David Wishart Torrance (born 22 June 1924) is a retired Church of Scotland minister and part of the well-known Torrance family of theologians and Christian ministers.

== Early life ==
Torrance was the youngest of six children to Church of Scotland minister, Rev Thomas Torrance (1871–1959), and Annie Elizabeth Torrance (nee. Sharp)(1883–1980), both missionaries to Chengdu, Sichuan of West China. Like all his siblings, Torrance was born in China (at Cheng-tu, West China), on 22 June 1924.

In 1927, the family left China to travel to Scotland. When the family were settled in Scotland, Thomas Torrance returned to China for seven years until his retirement in 1935. He became a Christian aged five.

He was educated at Bellshill Academy (1929-30), James Gillespie (1930-36), Royal High (1936-39, 41-42), Maybole Academy (1939-40) and Blairgowrie High (1940-41).

He studied at Edinburgh University from 1942-1943, and again from 1946-53 and 1954-55.

== War Service ==
He served with the Royal Scots in 1942-1946, and the Royal Signals from 1944-46. Served with the 115 Assault Brigade and 14 Indian Division.

== Ministry ==
Like his two brothers, Thomas F. Torrance and James B. Torrance, David became a church minister in the Church of Scotland. His three sisters all married Church of Scotland ministers.

He was assistant at Edinburgh: Broughton Place (1950-52) and Haddington: St Mary's (1952-53).
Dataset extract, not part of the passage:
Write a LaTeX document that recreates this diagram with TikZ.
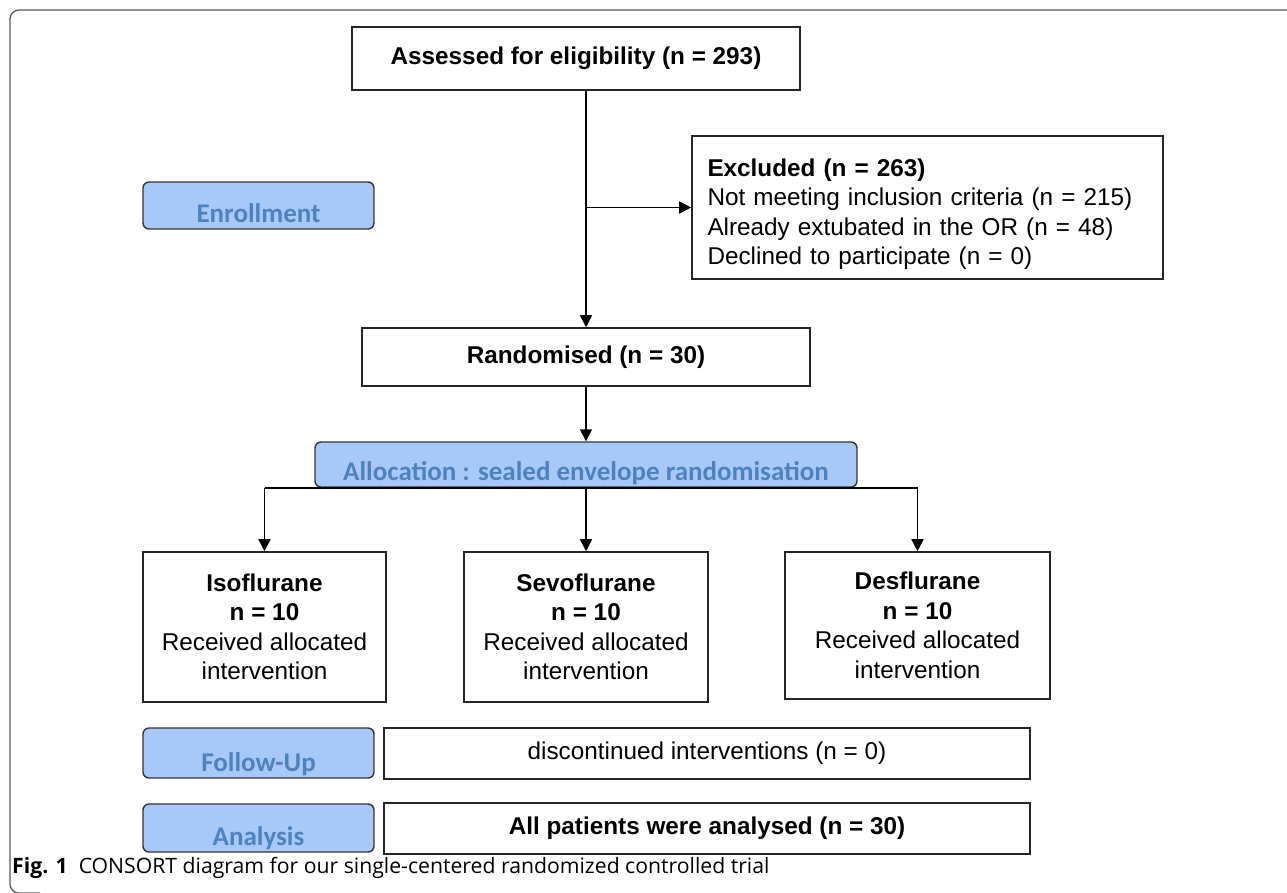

He was licensed by the Presbytery of Edinburgh on 16 April 1953.

He was ordained on 14 November 1955, aged 31. He served in three parishes across Scotland; Livingston (14 Nov 1955-1969), Summerhill Church in Aberdeen (2 May 1969-1977), and Earlston (1977-1991) in the Scottish Borders.

Unlike his two brothers, he did not go onto academic work. David continued in church ministry until his retirement from Earlston Parish Church on 30 November 1991 after 36 years of active ministry.

He published a series of memoirs titled 'The Reluctant Minister' in 2015.

== Personal life ==
He married Mary Elizabeth (Elizabeth) Barton (b. 8 June 1924) on 31 December 1957. She was a medical practitioner who died in 2008. He had three children, Elizabeth Grace (Grace), David and Ruth. His son - also named David Torrance - followed his father into Church of Scotland ministry. He died in October 2023 while minister of Pencaitland Parish Church.

He now lives in North Berwick. And, according to the Church of Scotland's records of 2023-2024, only eight other surviving Church of Scotland ministers have been ordained longer than him. In the 2025 - 2026 yearbook, it stated that only two other former Church of Scotland ministers who were currently living had been ordained earlier than him. He turned 100 on 22 June 2024.